As a veteran I’ve been closely following the continuing saga of Army Sgt. Bowe Bergdahl.
Bergdahl left his post while serving in Afghanistan. Walking off the job may work for East St. Louis teachers but not in a war zone. Bergdahl was subsequently captured by the enemy and incarcerated for nearly five years.
Since Bergdahl’s release in May 2014 there’s been more political and legal jockeying than a horse race. Meanwhile, Bergdahl is back in uniform and doing desk duty at an Army post in Texas.
Bergdahl was formally charged in March 2015 with desertion and misbehavior before the enemy.

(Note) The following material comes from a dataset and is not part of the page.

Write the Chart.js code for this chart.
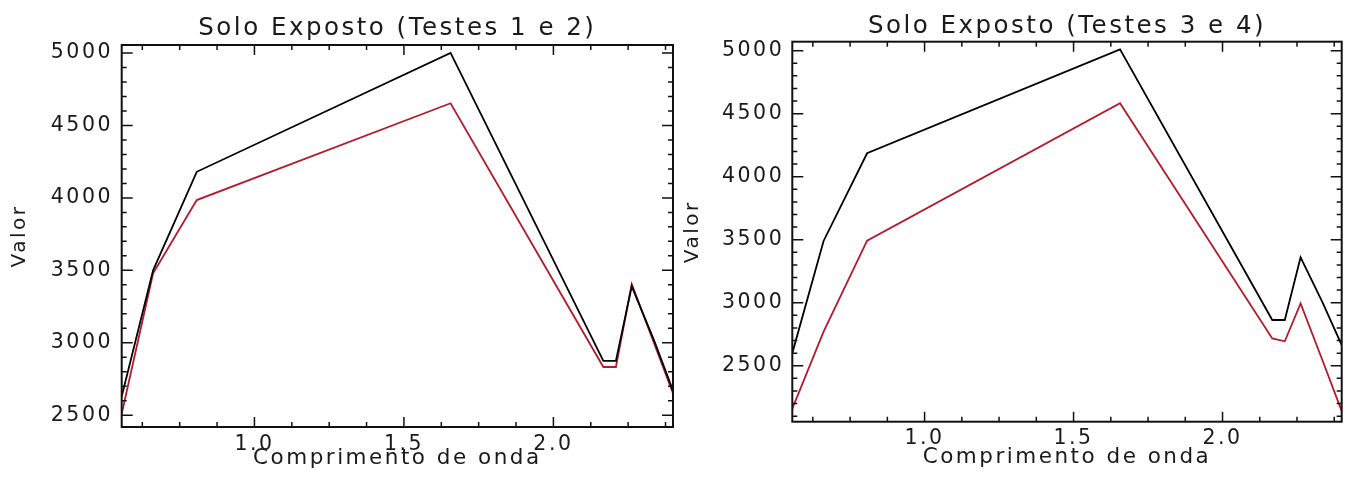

The general officer who led the investigation stated that he didn’t “believe there is a jail sentence at the end of this process.”
Most recently, the military officer in charge of Bergdahl’s hearing recommended he not do any jail time. The recommendation will be forwarded to Bergdahl’s commander for final determination.
This course of action is troubling because the punishment is at the forefront yet the accused has yet to have his day in court to determine guilt.
The suggested penalty, or lack thereof, doesn’t align with the current charges. In order to meet somewhere in the middle something will have to give.
This is not how the court martial process of my era worked. There are more fingers in this pie than my mother’s Thanksgiving pastry. Unlike the aroma of baked goods this debacle has a decidedly different smell.